* WHAT TO WORK ON: Quote the whole listing exactly. Leave the pictures out of your copy.

* SOURCE MATERIAL:
· · ·

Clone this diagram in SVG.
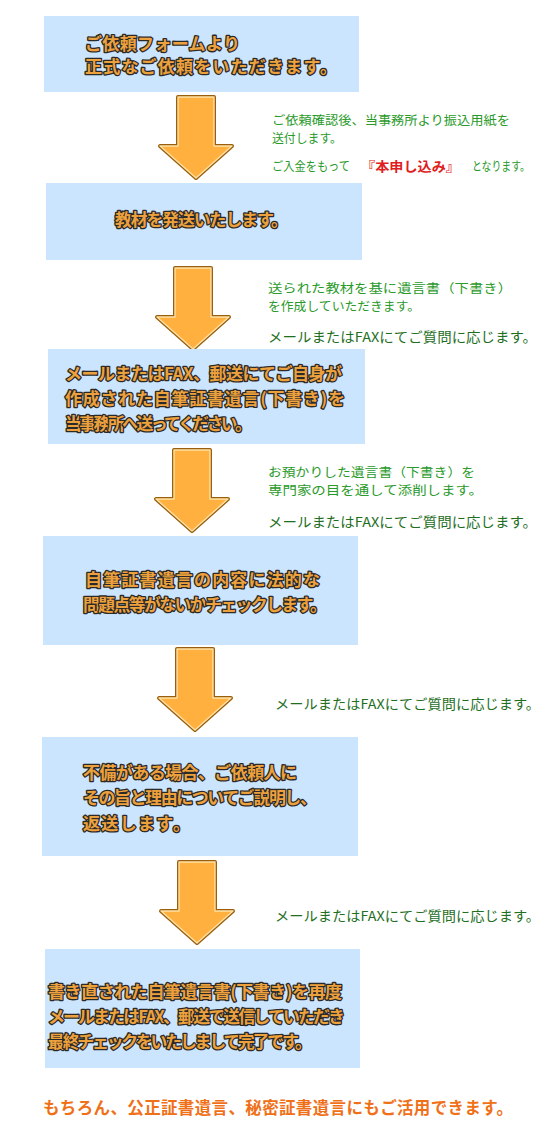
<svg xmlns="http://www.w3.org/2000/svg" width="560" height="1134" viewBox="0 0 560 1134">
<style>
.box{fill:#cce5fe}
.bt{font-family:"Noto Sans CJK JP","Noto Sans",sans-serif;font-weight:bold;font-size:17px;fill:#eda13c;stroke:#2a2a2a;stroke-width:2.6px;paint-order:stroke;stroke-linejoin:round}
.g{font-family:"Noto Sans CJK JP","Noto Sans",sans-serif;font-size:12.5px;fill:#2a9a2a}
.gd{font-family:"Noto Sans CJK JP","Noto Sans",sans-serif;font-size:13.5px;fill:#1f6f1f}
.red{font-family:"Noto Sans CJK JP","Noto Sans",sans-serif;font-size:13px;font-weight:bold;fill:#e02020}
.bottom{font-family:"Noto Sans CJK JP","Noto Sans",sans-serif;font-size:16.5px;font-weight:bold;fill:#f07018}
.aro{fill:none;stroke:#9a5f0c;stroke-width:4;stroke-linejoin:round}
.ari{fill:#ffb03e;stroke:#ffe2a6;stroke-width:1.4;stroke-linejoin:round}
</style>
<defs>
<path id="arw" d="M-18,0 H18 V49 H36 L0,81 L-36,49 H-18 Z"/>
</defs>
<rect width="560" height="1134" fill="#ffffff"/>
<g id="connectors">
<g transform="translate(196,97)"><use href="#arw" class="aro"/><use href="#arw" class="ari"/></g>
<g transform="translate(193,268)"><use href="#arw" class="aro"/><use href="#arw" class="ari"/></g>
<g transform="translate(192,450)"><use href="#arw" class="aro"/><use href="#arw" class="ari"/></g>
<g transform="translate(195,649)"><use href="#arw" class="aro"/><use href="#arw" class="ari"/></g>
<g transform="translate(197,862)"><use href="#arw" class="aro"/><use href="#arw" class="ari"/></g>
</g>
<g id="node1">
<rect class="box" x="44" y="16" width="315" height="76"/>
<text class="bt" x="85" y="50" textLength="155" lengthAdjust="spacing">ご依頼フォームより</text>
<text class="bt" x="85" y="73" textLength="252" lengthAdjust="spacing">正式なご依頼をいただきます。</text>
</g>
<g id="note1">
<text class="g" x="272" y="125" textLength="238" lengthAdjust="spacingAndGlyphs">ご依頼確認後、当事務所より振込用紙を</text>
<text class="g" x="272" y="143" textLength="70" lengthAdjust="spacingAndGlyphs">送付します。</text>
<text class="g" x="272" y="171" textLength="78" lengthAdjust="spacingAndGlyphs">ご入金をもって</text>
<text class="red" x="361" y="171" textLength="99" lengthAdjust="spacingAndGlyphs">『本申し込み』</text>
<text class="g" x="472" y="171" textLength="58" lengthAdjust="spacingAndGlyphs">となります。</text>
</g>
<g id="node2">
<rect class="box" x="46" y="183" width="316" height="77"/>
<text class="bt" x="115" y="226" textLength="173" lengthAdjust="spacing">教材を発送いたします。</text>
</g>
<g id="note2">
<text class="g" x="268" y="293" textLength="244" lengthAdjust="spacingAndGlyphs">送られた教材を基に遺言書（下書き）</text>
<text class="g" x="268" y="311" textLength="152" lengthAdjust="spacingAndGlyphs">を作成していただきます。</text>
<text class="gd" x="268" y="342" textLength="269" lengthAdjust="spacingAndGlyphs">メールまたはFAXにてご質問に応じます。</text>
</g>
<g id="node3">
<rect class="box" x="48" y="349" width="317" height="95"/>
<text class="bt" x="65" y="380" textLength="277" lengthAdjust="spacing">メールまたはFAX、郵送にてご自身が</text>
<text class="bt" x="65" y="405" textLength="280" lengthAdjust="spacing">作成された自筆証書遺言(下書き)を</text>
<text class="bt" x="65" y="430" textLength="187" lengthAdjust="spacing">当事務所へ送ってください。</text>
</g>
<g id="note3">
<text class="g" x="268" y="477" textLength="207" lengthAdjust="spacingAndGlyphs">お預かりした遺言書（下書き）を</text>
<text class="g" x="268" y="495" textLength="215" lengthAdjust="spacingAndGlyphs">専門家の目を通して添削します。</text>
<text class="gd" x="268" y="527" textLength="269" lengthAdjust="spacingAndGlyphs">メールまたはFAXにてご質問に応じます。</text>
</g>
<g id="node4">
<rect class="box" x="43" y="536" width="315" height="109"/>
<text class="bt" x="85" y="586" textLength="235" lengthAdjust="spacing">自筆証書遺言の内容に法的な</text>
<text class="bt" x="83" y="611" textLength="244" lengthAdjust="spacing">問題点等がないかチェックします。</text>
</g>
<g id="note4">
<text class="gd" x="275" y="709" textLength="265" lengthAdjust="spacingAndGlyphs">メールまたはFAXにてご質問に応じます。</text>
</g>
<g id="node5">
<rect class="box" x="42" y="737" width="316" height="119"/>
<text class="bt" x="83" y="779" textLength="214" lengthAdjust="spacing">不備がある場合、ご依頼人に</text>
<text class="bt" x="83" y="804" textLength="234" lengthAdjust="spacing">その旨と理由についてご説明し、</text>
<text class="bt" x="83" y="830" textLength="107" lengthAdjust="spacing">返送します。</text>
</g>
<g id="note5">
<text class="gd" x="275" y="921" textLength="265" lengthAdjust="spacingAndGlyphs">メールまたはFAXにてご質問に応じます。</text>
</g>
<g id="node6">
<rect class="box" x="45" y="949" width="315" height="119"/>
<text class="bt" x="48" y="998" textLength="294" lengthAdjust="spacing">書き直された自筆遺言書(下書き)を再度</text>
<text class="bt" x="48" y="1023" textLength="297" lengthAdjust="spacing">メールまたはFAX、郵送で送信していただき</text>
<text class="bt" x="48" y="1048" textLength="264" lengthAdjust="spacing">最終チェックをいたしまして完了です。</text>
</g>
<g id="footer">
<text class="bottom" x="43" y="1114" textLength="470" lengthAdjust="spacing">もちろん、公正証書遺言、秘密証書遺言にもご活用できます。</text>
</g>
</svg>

· · ·

* EXERCISE RESULT:
Clone this diagram in SVG.
<svg xmlns="http://www.w3.org/2000/svg" width="560" height="1134" viewBox="0 0 560 1134">
<style>
.box{fill:#cce5fe}
.bt{font-family:"Noto Sans CJK JP","Noto Sans",sans-serif;font-weight:bold;font-size:17px;fill:#eda13c;stroke:#2a2a2a;stroke-width:2.6px;paint-order:stroke;stroke-linejoin:round}
.g{font-family:"Noto Sans CJK JP","Noto Sans",sans-serif;font-size:12.5px;fill:#2a9a2a}
.gd{font-family:"Noto Sans CJK JP","Noto Sans",sans-serif;font-size:13.5px;fill:#1f6f1f}
.red{font-family:"Noto Sans CJK JP","Noto Sans",sans-serif;font-size:13px;font-weight:bold;fill:#e02020}
.bottom{font-family:"Noto Sans CJK JP","Noto Sans",sans-serif;font-size:16.5px;font-weight:bold;fill:#f07018}
.aro{fill:none;stroke:#9a5f0c;stroke-width:4;stroke-linejoin:round}
.ari{fill:#ffb03e;stroke:#ffe2a6;stroke-width:1.4;stroke-linejoin:round}
</style>
<defs>
<path id="arw" d="M-18,0 H18 V49 H36 L0,81 L-36,49 H-18 Z"/>
</defs>
<rect width="560" height="1134" fill="#ffffff"/>
<g id="connectors">
<g transform="translate(196,97)"><use href="#arw" class="aro"/><use href="#arw" class="ari"/></g>
<g transform="translate(193,268)"><use href="#arw" class="aro"/><use href="#arw" class="ari"/></g>
<g transform="translate(192,450)"><use href="#arw" class="aro"/><use href="#arw" class="ari"/></g>
<g transform="translate(195,649)"><use href="#arw" class="aro"/><use href="#arw" class="ari"/></g>
<g transform="translate(197,862)"><use href="#arw" class="aro"/><use href="#arw" class="ari"/></g>
</g>
<g id="node1">
<rect class="box" x="44" y="16" width="315" height="76"/>
<text class="bt" x="85" y="50" textLength="155" lengthAdjust="spacing">ご依頼フォームより</text>
<text class="bt" x="85" y="73" textLength="252" lengthAdjust="spacing">正式なご依頼をいただきます。</text>
</g>
<g id="note1">
<text class="g" x="272" y="125" textLength="238" lengthAdjust="spacingAndGlyphs">ご依頼確認後、当事務所より振込用紙を</text>
<text class="g" x="272" y="143" textLength="70" lengthAdjust="spacingAndGlyphs">送付します。</text>
<text class="g" x="272" y="171" textLength="78" lengthAdjust="spacingAndGlyphs">ご入金をもって</text>
<text class="red" x="361" y="171" textLength="99" lengthAdjust="spacingAndGlyphs">『本申し込み』</text>
<text class="g" x="472" y="171" textLength="58" lengthAdjust="spacingAndGlyphs">となります。</text>
</g>
<g id="node2">
<rect class="box" x="46" y="183" width="316" height="77"/>
<text class="bt" x="115" y="226" textLength="173" lengthAdjust="spacing">教材を発送いたします。</text>
</g>
<g id="note2">
<text class="g" x="268" y="293" textLength="244" lengthAdjust="spacingAndGlyphs">送られた教材を基に遺言書（下書き）</text>
<text class="g" x="268" y="311" textLength="152" lengthAdjust="spacingAndGlyphs">を作成していただきます。</text>
<text class="gd" x="268" y="342" textLength="269" lengthAdjust="spacingAndGlyphs">メールまたはFAXにてご質問に応じます。</text>
</g>
<g id="node3">
<rect class="box" x="48" y="349" width="317" height="95"/>
<text class="bt" x="65" y="380" textLength="277" lengthAdjust="spacing">メールまたはFAX、郵送にてご自身が</text>
<text class="bt" x="65" y="405" textLength="280" lengthAdjust="spacing">作成された自筆証書遺言(下書き)を</text>
<text class="bt" x="65" y="430" textLength="187" lengthAdjust="spacing">当事務所へ送ってください。</text>
</g>
<g id="note3">
<text class="g" x="268" y="477" textLength="207" lengthAdjust="spacingAndGlyphs">お預かりした遺言書（下書き）を</text>
<text class="g" x="268" y="495" textLength="215" lengthAdjust="spacingAndGlyphs">専門家の目を通して添削します。</text>
<text class="gd" x="268" y="527" textLength="269" lengthAdjust="spacingAndGlyphs">メールまたはFAXにてご質問に応じます。</text>
</g>
<g id="node4">
<rect class="box" x="43" y="536" width="315" height="109"/>
<text class="bt" x="85" y="586" textLength="235" lengthAdjust="spacing">自筆証書遺言の内容に法的な</text>
<text class="bt" x="83" y="611" textLength="244" lengthAdjust="spacing">問題点等がないかチェックします。</text>
</g>
<g id="note4">
<text class="gd" x="275" y="709" textLength="265" lengthAdjust="spacingAndGlyphs">メールまたはFAXにてご質問に応じます。</text>
</g>
<g id="node5">
<rect class="box" x="42" y="737" width="316" height="119"/>
<text class="bt" x="83" y="779" textLength="214" lengthAdjust="spacing">不備がある場合、ご依頼人に</text>
<text class="bt" x="83" y="804" textLength="234" lengthAdjust="spacing">その旨と理由についてご説明し、</text>
<text class="bt" x="83" y="830" textLength="107" lengthAdjust="spacing">返送します。</text>
</g>
<g id="note5">
<text class="gd" x="275" y="921" textLength="265" lengthAdjust="spacingAndGlyphs">メールまたはFAXにてご質問に応じます。</text>
</g>
<g id="node6">
<rect class="box" x="45" y="949" width="315" height="119"/>
<text class="bt" x="48" y="998" textLength="294" lengthAdjust="spacing">書き直された自筆遺言書(下書き)を再度</text>
<text class="bt" x="48" y="1023" textLength="297" lengthAdjust="spacing">メールまたはFAX、郵送で送信していただき</text>
<text class="bt" x="48" y="1048" textLength="264" lengthAdjust="spacing">最終チェックをいたしまして完了です。</text>
</g>
<g id="footer">
<text class="bottom" x="43" y="1114" textLength="470" lengthAdjust="spacing">もちろん、公正証書遺言、秘密証書遺言にもご活用できます。</text>
</g>
</svg>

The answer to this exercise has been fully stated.